Mevsim normallerinin üzerinde kundakçılık.

2020 yılının Ekim ayında Hatay'ın önce Belen, ardından İskenderun sonra Arsuz ilçelerinde art arda orman yangınları başladı. Yangınlar rüzgarla hızla yayılıyordu, kontrol edilemiyordu.

Aynı anda onlarca farklı noktada başlayan yangınlar üzerine herkes "bu mümkün değil, kesin teröristler yaktı" akıl yürütmeleri yaparken, "Ateşin Çocukları İnisiyatifi" internette PKK'ya yakın bir sitede "kundakçıları selamlayarak" yangını üstlendi.

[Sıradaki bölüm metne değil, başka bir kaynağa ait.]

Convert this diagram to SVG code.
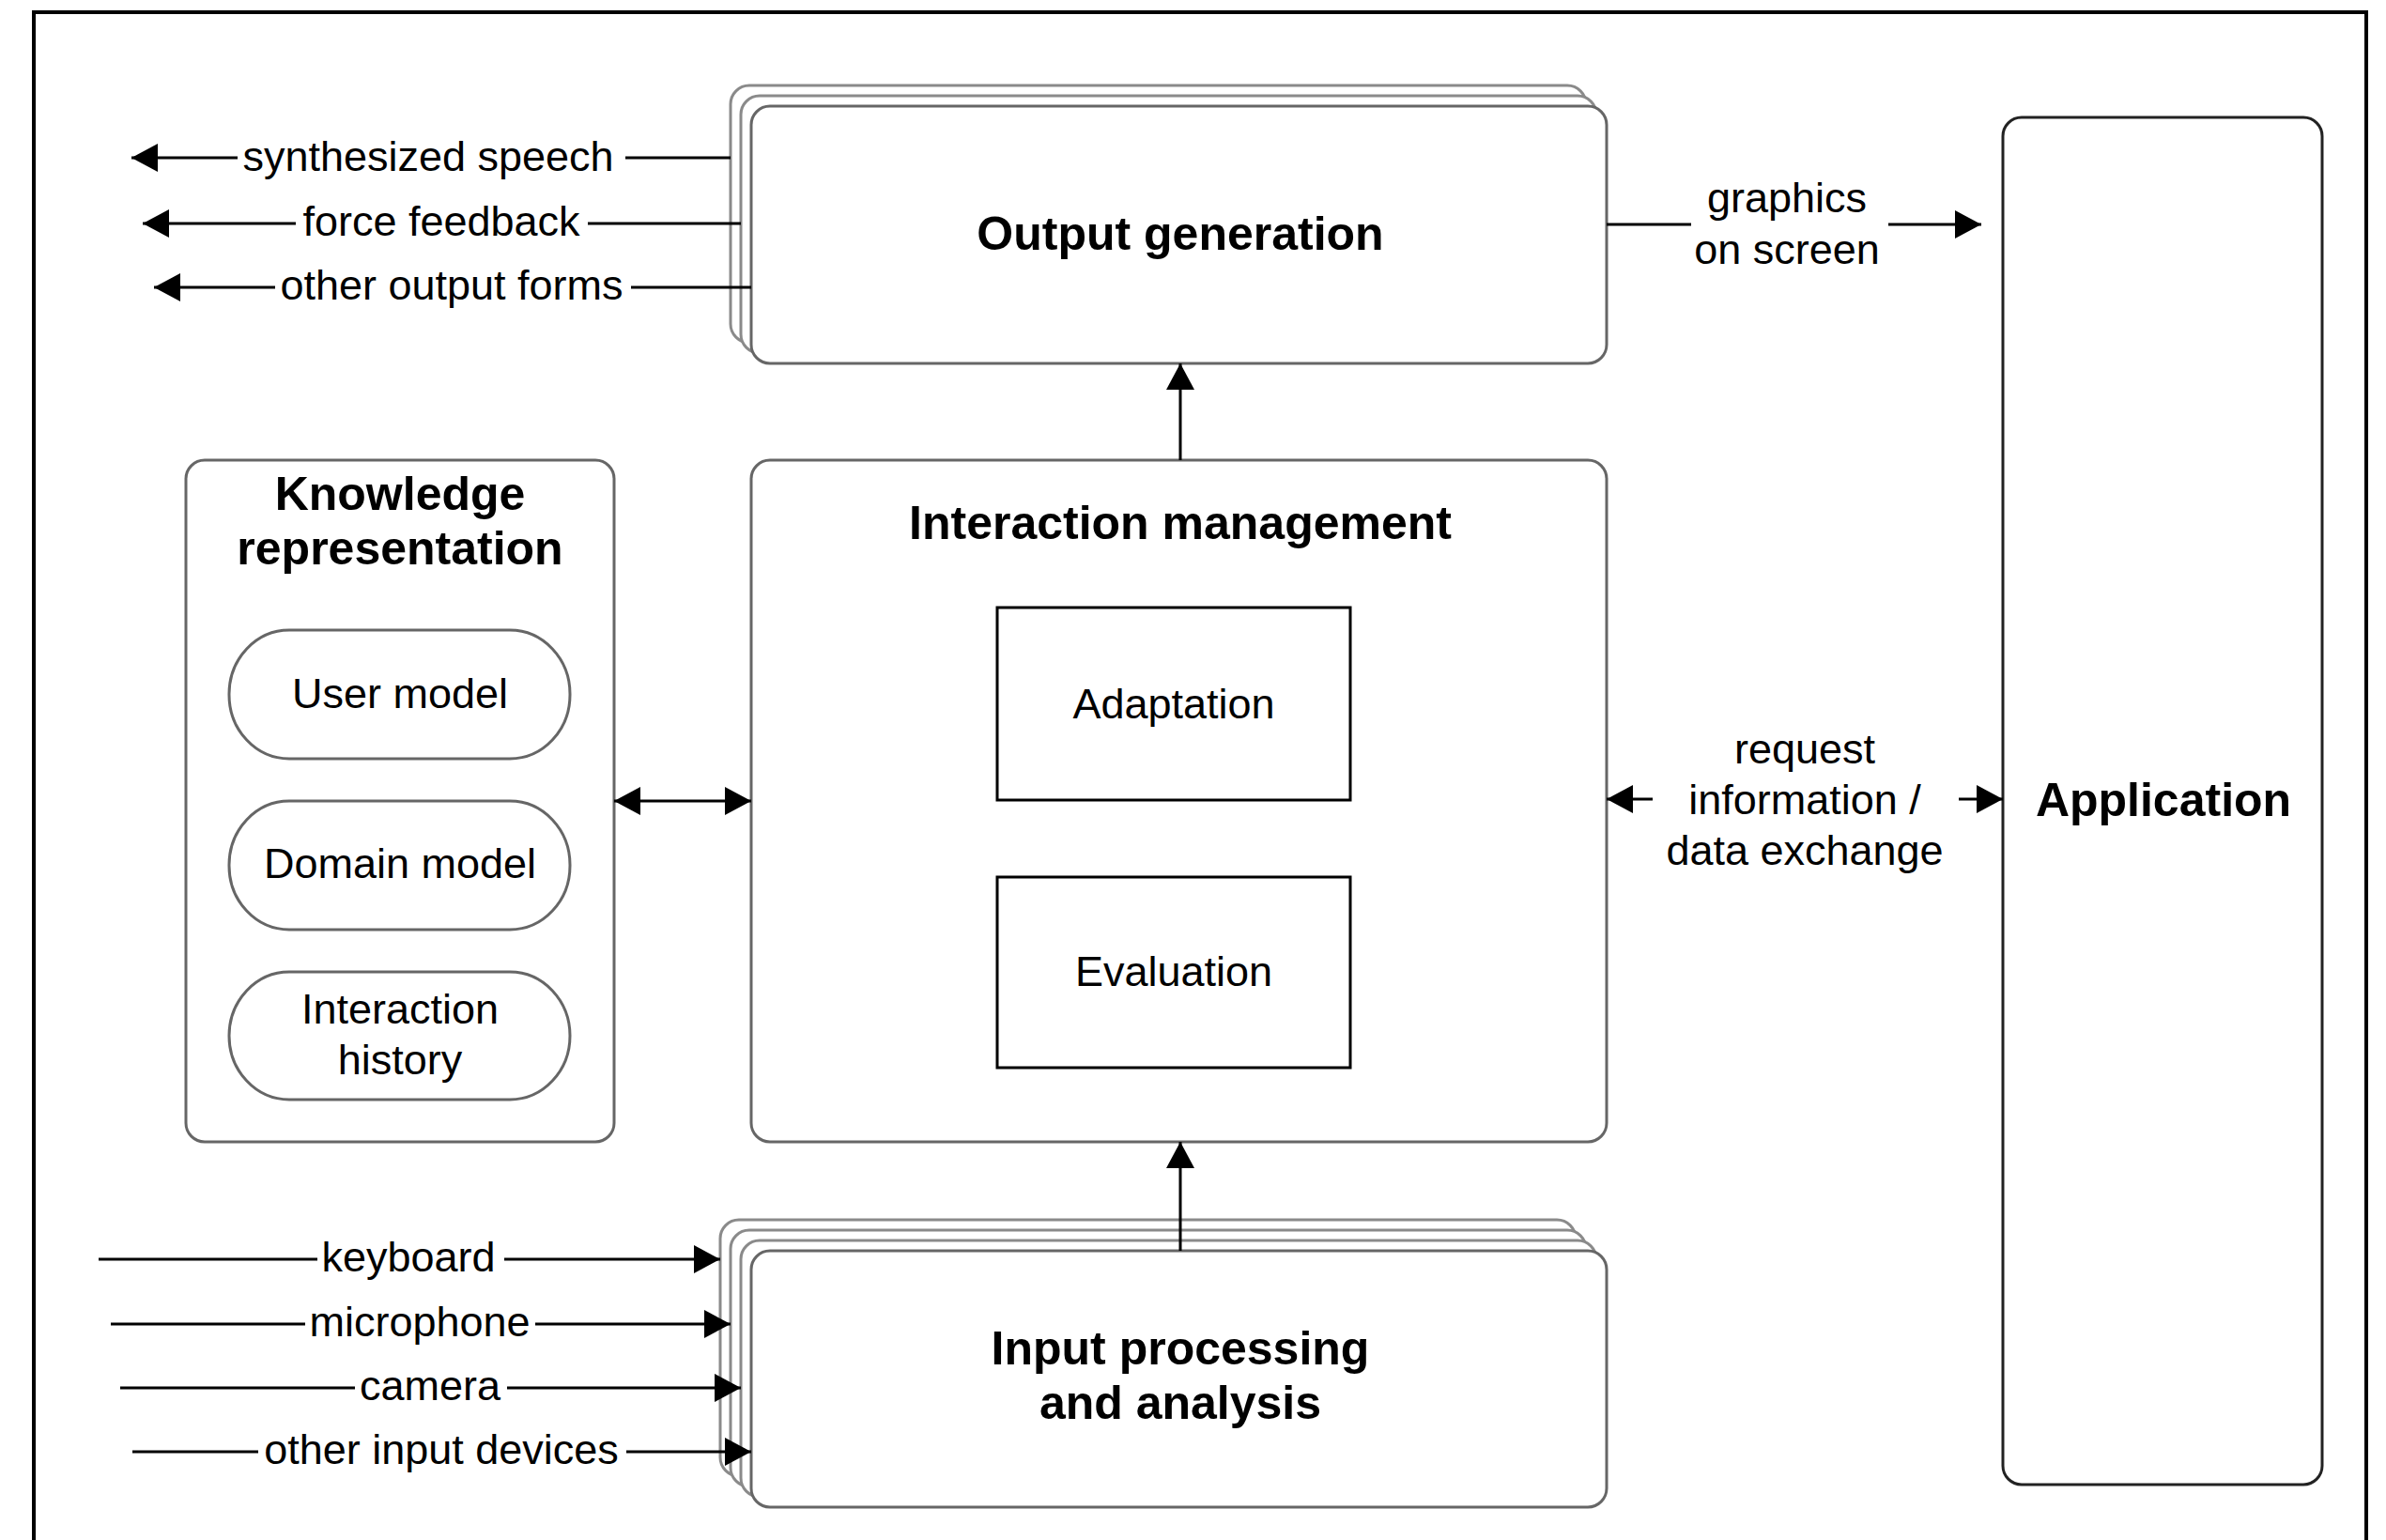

PKK'nın daha önceki orman yangını sicili, yangınların başladığı 8 Ekim tarihinin Öcalan'ın sonu İmralı'da biten Suriye'den çıkarılışının yıldönümüne denk düşmesiyle birleşince, başta Hatay olmak üzere yangının PKK tarafından çıkarıldığına sosyal medyada insanlar kani oldu.

Hatta artan tepkiler üzerine HDP bile kınama mesajı yayımlandı.

Aynı anda farklı yerlerde yangın çıkabilmesinin sabotaj dışında mantıklı bir açıklaması bulunamadı. Bulunamadı çünkü Türkiye'nin dünyadan kopukluğunun etkisiyle bu resimde büyük bir eksik parça vardı.

Türkiye'de yangınların başladığı Perşembe gününden itibaren Hatay'ın güneyinde İsrail, Lübnan ve Suriye'de de yüzlerce farklı noktada orman yangınları çıkmıştı.

Yani aynı günlerde Doğu Akdeniz'deki dört ülkede, aynı günlerde yüzlerce farklı noktada yangınlar çıkmıştı.

Dört ülkede de farklı gruplar kundakçılıkla suçlanmıştı. Eğer sabotajsa İsrailli sağcıların suçladığı Filistinliler, Esadçıların suçladığı Türk ajanlar ve PKK'lılar aralarında anlaşıp bu yangınları çıkarmış olması gerekirdi.

Ya da yangınların aynı anda farklı yerlerde çıkmasının daha karmaşık bilimsel bir açıklaması vardı. Tarihin kaydedilmiş en sıcak eylül ayından sonra en sıcak ekim ayı yaşanmıştı.

Meteoroloji uzmanları bütün ülkelerde yangınları aynı şekilde açıklamıştı.

Rekor seviyelerde giden sıcaklıklar, nemi düşürüp havayı kurutarak sıcaklıkları iyice artıran şiddetli rüzgarla birleşince otların kuruduğu Ekim ayında orman yangınları için şartlar Türkiye, Lübnan, Suriye ve İsrail'in birbirine yakın coğrafyalarında oluşmuştu.

Ama kimse meteorologları dinlemedi.

2021 yılının Temmuzunda yine sıcaklar zirveyi gördü ve yangınlar başladı.

Bütün bu ülkelerde mevsimsel şartlar aynıydı: Rüzgar kuzeyden fön etkisi yaparak esiyor. Sıcaklıklar 40 dereceyi geçiyor, nem oranları çok düşmüş, doğadaki her şey kurumuş ve yanmaya hazır hale gelmişti.

Bitki örtüleri de benzerdi, yangınların çoğu çam ormanlarında çıkmıştı.

Aynı coğrafi koşullardaki Türkiye'de 71 ayrı noktada çıkan yangınlar çıktı.

Ama sanki ilk defa oluyormuş gibi gazeteler yangınları şu manşetlerle gördüler:

"Bu kadar tesadüf olamaz"

"Ormanları kim yakıyor"

"21 şehirde kundakçı terörü"

"Yak emri Kandil'den"

"Vatan hainleri"

"Yangınların sorumlusu İblis'in çocukları"

Ellerinde tek delil olarak "Yangınların Türkiye'nin 14 ayrı ilindeki 71 noktada aynı günlerde çıkmasının tesadüf olamayacağı" olanlar, aynı günlerde Lübnan'ın, Suriye'nin Yunanistan'ın hatta Sibirya'nın, Kaliforniya'nın, Avustralya'nın ormanlarının cayır cayır yandığı gerçeğini görmezden gelmeyi tercih ettiler.

Üstelik daha geçen yıl derecelerin yine rekor sıcaklıkları gösterdiği ekim ayında bunun aynısını yaşamış olmamıza rağmen.

Ve 2025

Bilecik, Muğla, Hatay ve son olarak İzmir'in farklı ilçelerinde çıkan yangınlar için "aynı anda farklı yerlerde bu kadar yangın çıkamaz, kesin sabotaj" dendi.